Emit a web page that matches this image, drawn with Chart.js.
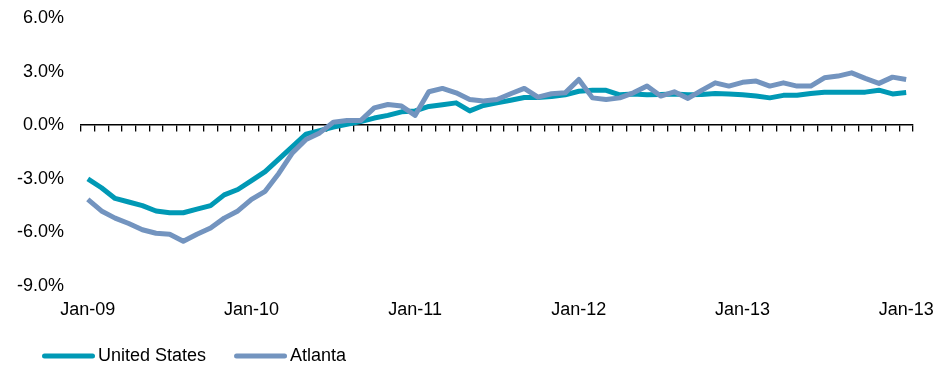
<!DOCTYPE html>
<html>
<head>
<meta charset="utf-8">
<script src="https://cdn.jsdelivr.net/npm/chart.js@4/dist/chart.umd.min.js"></script>
<style>
  html, body { margin: 0; padding: 0; background: #fff; }
  #wrap { width: 951px; height: 367px; }
</style>
</head>
<body>
<div id="wrap"><canvas id="chart" width="951" height="367"></canvas></div>
<script>
// Monthly categories, Jan-09 through Jan-14
const months = [
  'Jan-09','Feb-09','Mar-09','Apr-09','May-09','Jun-09','Jul-09','Aug-09','Sep-09','Oct-09','Nov-09','Dec-09',
  'Jan-10','Feb-10','Mar-10','Apr-10','May-10','Jun-10','Jul-10','Aug-10','Sep-10','Oct-10','Nov-10','Dec-10',
  'Jan-11','Feb-11','Mar-11','Apr-11','May-11','Jun-11','Jul-11','Aug-11','Sep-11','Oct-11','Nov-11','Dec-11',
  'Jan-12','Feb-12','Mar-12','Apr-12','May-12','Jun-12','Jul-12','Aug-12','Sep-12','Oct-12','Nov-12','Dec-12',
  'Jan-13','Feb-13','Mar-13','Apr-13','May-13','Jun-13','Jul-13','Aug-13','Sep-13','Oct-13','Nov-13','Dec-13',
  'Jan-14'
];

// Axis labels printed every twelfth month
const tickLabels = ['Jan-09', 'Jan-10', 'Jan-11', 'Jan-12', 'Jan-13', 'Jan-13'];

// Year-over-year change, percent
const unitedStates = [
  -3.0, -3.5, -4.1, -4.3, -4.5, -4.8, -4.9, -4.9, -4.7, -4.5, -3.9, -3.6,
  -3.1, -2.6, -1.9, -1.2, -0.5, -0.3, -0.1, 0.05, 0.2, 0.4, 0.55, 0.75,
  0.8, 1.05, 1.15, 1.25, 0.8, 1.1, 1.25, 1.4, 1.55, 1.55, 1.6, 1.7,
  1.9, 1.95, 1.95, 1.7, 1.75, 1.7, 1.72, 1.75, 1.7, 1.72, 1.78, 1.75,
  1.7, 1.63, 1.53, 1.67, 1.68, 1.78, 1.85, 1.85, 1.85, 1.85, 1.96, 1.75,
  1.83
];

const atlanta = [
  -4.15, -4.8, -5.2, -5.5, -5.85, -6.05, -6.1, -6.5, -6.1, -5.75, -5.2, -4.8,
  -4.15, -3.7, -2.7, -1.55, -0.8, -0.43, 0.17, 0.26, 0.26, 0.97, 1.16, 1.07,
  0.55, 1.87, 2.06, 1.81, 1.44, 1.35, 1.44, 1.76, 2.06, 1.57, 1.76, 1.81,
  2.56, 1.53, 1.44, 1.53, 1.81, 2.19, 1.63, 1.87, 1.5, 1.95, 2.37, 2.19,
  2.4, 2.47, 2.19, 2.37, 2.19, 2.19, 2.65, 2.75, 2.93, 2.62, 2.34, 2.69,
  2.56
];

const seriesNames = ['United States', 'Atlanta'];
const seriesColors = ['#0099b5', '#7394bf'];

const FONT = "'Liberation Sans', Arial, Helvetica, sans-serif";
Chart.defaults.font.family = FONT;
Chart.defaults.font.size = 18;
Chart.defaults.color = '#000';

// Legend drawn as short thick line samples followed by the series name
const lineLegend = {
  id: 'lineLegend',
  afterDraw(chart, args, opts) {
    const ctx = chart.ctx;
    ctx.save();
    ctx.font = '18px ' + FONT;
    ctx.textBaseline = 'middle';
    ctx.textAlign = 'left';
    let x = opts.x;
    chart.data.datasets.forEach(ds => {
      ctx.strokeStyle = ds.borderColor;
      ctx.lineWidth = 5;
      ctx.lineCap = 'round';
      ctx.beginPath();
      ctx.moveTo(x + 2.5, opts.y);
      ctx.lineTo(x + opts.lineLength - 2.5, opts.y);
      ctx.stroke();
      x += opts.lineLength + opts.textGap;
      ctx.fillStyle = '#000';
      ctx.fillText(ds.label, x, opts.y);
      x += ctx.measureText(ds.label).width + opts.itemGap;
    });
    ctx.restore();
  }
};

new Chart(document.getElementById('chart'), {
  type: 'line',
  data: {
    labels: months,
    datasets: [
      {
        label: seriesNames[0],
        data: unitedStates,
        borderColor: seriesColors[0],
        backgroundColor: seriesColors[0],
        order: 1
      },
      {
        label: seriesNames[1],
        data: atlanta,
        borderColor: seriesColors[1],
        backgroundColor: seriesColors[1],
        order: 0
      }
    ]
  },
  options: {
    responsive: false,
    animation: false,
    devicePixelRatio: 1,
    elements: {
      line: { borderWidth: 5, tension: 0, borderJoinStyle: 'round', borderCapStyle: 'butt' },
      point: { radius: 0, hoverRadius: 0 }
    },
    layout: { padding: { top: 18, right: 38, bottom: 39, left: 0 } },
    plugins: {
      legend: { display: false },
      tooltip: { enabled: false },
      lineLegend: { x: 42, y: 356, lineLength: 53, textGap: 3, itemGap: 28 }
    },
    scales: {
      // zero line with monthly tick marks
      x: {
        type: 'category',
        position: { y: 0 },
        offset: true,
        grid: {
          offset: true,
          drawOnChartArea: false,
          drawTicks: true,
          tickLength: 6,
          color: '#000',
          lineWidth: 1.3
        },
        border: { display: true, color: '#000', width: 1.5 },
        ticks: { display: false, autoSkip: false }
      },
      // year labels along the bottom
      xLabels: {
        type: 'category',
        position: 'bottom',
        offset: true,
        grid: { display: false, drawTicks: false },
        border: { display: false },
        ticks: {
          autoSkip: false,
          maxRotation: 0,
          minRotation: 0,
          padding: 13,
          color: '#000',
          font: { size: 18 },
          callback: (value, index) => (index % 12 === 0 ? tickLabels[index / 12] : '')
        },
        afterFit(scale) { scale.height = 42; }
      },
      y: {
        min: -9,
        max: 6,
        grid: { display: false, drawTicks: false },
        border: { display: false },
        ticks: {
          stepSize: 3,
          padding: 17,
          color: '#000',
          font: { size: 18 },
          callback: v => v.toFixed(1) + '%'
        },
        afterFit(scale) {
          scale.width = 81;
          scale.paddingTop = 0;
          scale.paddingBottom = 0;
        }
      }
    }
  },
  plugins: [lineLegend]
});
</script>
</body>
</html>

_Objective_
Transcribe the full listing character for character. Pictures are excluded.

_Answer to the exercise_
Emit a web page that matches this image, drawn with Chart.js.
<!DOCTYPE html>
<html>
<head>
<meta charset="utf-8">
<script src="https://cdn.jsdelivr.net/npm/chart.js@4/dist/chart.umd.min.js"></script>
<style>
  html, body { margin: 0; padding: 0; background: #fff; }
  #wrap { width: 951px; height: 367px; }
</style>
</head>
<body>
<div id="wrap"><canvas id="chart" width="951" height="367"></canvas></div>
<script>
// Monthly categories, Jan-09 through Jan-14
const months = [
  'Jan-09','Feb-09','Mar-09','Apr-09','May-09','Jun-09','Jul-09','Aug-09','Sep-09','Oct-09','Nov-09','Dec-09',
  'Jan-10','Feb-10','Mar-10','Apr-10','May-10','Jun-10','Jul-10','Aug-10','Sep-10','Oct-10','Nov-10','Dec-10',
  'Jan-11','Feb-11','Mar-11','Apr-11','May-11','Jun-11','Jul-11','Aug-11','Sep-11','Oct-11','Nov-11','Dec-11',
  'Jan-12','Feb-12','Mar-12','Apr-12','May-12','Jun-12','Jul-12','Aug-12','Sep-12','Oct-12','Nov-12','Dec-12',
  'Jan-13','Feb-13','Mar-13','Apr-13','May-13','Jun-13','Jul-13','Aug-13','Sep-13','Oct-13','Nov-13','Dec-13',
  'Jan-14'
];

// Axis labels printed every twelfth month
const tickLabels = ['Jan-09', 'Jan-10', 'Jan-11', 'Jan-12', 'Jan-13', 'Jan-13'];

// Year-over-year change, percent
const unitedStates = [
  -3.0, -3.5, -4.1, -4.3, -4.5, -4.8, -4.9, -4.9, -4.7, -4.5, -3.9, -3.6,
  -3.1, -2.6, -1.9, -1.2, -0.5, -0.3, -0.1, 0.05, 0.2, 0.4, 0.55, 0.75,
  0.8, 1.05, 1.15, 1.25, 0.8, 1.1, 1.25, 1.4, 1.55, 1.55, 1.6, 1.7,
  1.9, 1.95, 1.95, 1.7, 1.75, 1.7, 1.72, 1.75, 1.7, 1.72, 1.78, 1.75,
  1.7, 1.63, 1.53, 1.67, 1.68, 1.78, 1.85, 1.85, 1.85, 1.85, 1.96, 1.75,
  1.83
];

const atlanta = [
  -4.15, -4.8, -5.2, -5.5, -5.85, -6.05, -6.1, -6.5, -6.1, -5.75, -5.2, -4.8,
  -4.15, -3.7, -2.7, -1.55, -0.8, -0.43, 0.17, 0.26, 0.26, 0.97, 1.16, 1.07,
  0.55, 1.87, 2.06, 1.81, 1.44, 1.35, 1.44, 1.76, 2.06, 1.57, 1.76, 1.81,
  2.56, 1.53, 1.44, 1.53, 1.81, 2.19, 1.63, 1.87, 1.5, 1.95, 2.37, 2.19,
  2.4, 2.47, 2.19, 2.37, 2.19, 2.19, 2.65, 2.75, 2.93, 2.62, 2.34, 2.69,
  2.56
];

const seriesNames = ['United States', 'Atlanta'];
const seriesColors = ['#0099b5', '#7394bf'];

const FONT = "'Liberation Sans', Arial, Helvetica, sans-serif";
Chart.defaults.font.family = FONT;
Chart.defaults.font.size = 18;
Chart.defaults.color = '#000';

// Legend drawn as short thick line samples followed by the series name
const lineLegend = {
  id: 'lineLegend',
  afterDraw(chart, args, opts) {
    const ctx = chart.ctx;
    ctx.save();
    ctx.font = '18px ' + FONT;
    ctx.textBaseline = 'middle';
    ctx.textAlign = 'left';
    let x = opts.x;
    chart.data.datasets.forEach(ds => {
      ctx.strokeStyle = ds.borderColor;
      ctx.lineWidth = 5;
      ctx.lineCap = 'round';
      ctx.beginPath();
      ctx.moveTo(x + 2.5, opts.y);
      ctx.lineTo(x + opts.lineLength - 2.5, opts.y);
      ctx.stroke();
      x += opts.lineLength + opts.textGap;
      ctx.fillStyle = '#000';
      ctx.fillText(ds.label, x, opts.y);
      x += ctx.measureText(ds.label).width + opts.itemGap;
    });
    ctx.restore();
  }
};

new Chart(document.getElementById('chart'), {
  type: 'line',
  data: {
    labels: months,
    datasets: [
      {
        label: seriesNames[0],
        data: unitedStates,
        borderColor: seriesColors[0],
        backgroundColor: seriesColors[0],
        order: 1
      },
      {
        label: seriesNames[1],
        data: atlanta,
        borderColor: seriesColors[1],
        backgroundColor: seriesColors[1],
        order: 0
      }
    ]
  },
  options: {
    responsive: false,
    animation: false,
    devicePixelRatio: 1,
    elements: {
      line: { borderWidth: 5, tension: 0, borderJoinStyle: 'round', borderCapStyle: 'butt' },
      point: { radius: 0, hoverRadius: 0 }
    },
    layout: { padding: { top: 18, right: 38, bottom: 39, left: 0 } },
    plugins: {
      legend: { display: false },
      tooltip: { enabled: false },
      lineLegend: { x: 42, y: 356, lineLength: 53, textGap: 3, itemGap: 28 }
    },
    scales: {
      // zero line with monthly tick marks
      x: {
        type: 'category',
        position: { y: 0 },
        offset: true,
        grid: {
          offset: true,
          drawOnChartArea: false,
          drawTicks: true,
          tickLength: 6,
          color: '#000',
          lineWidth: 1.3
        },
        border: { display: true, color: '#000', width: 1.5 },
        ticks: { display: false, autoSkip: false }
      },
      // year labels along the bottom
      xLabels: {
        type: 'category',
        position: 'bottom',
        offset: true,
        grid: { display: false, drawTicks: false },
        border: { display: false },
        ticks: {
          autoSkip: false,
          maxRotation: 0,
          minRotation: 0,
          padding: 13,
          color: '#000',
          font: { size: 18 },
          callback: (value, index) => (index % 12 === 0 ? tickLabels[index / 12] : '')
        },
        afterFit(scale) { scale.height = 42; }
      },
      y: {
        min: -9,
        max: 6,
        grid: { display: false, drawTicks: false },
        border: { display: false },
        ticks: {
          stepSize: 3,
          padding: 17,
          color: '#000',
          font: { size: 18 },
          callback: v => v.toFixed(1) + '%'
        },
        afterFit(scale) {
          scale.width = 81;
          scale.paddingTop = 0;
          scale.paddingBottom = 0;
        }
      }
    }
  },
  plugins: [lineLegend]
});
</script>
</body>
</html>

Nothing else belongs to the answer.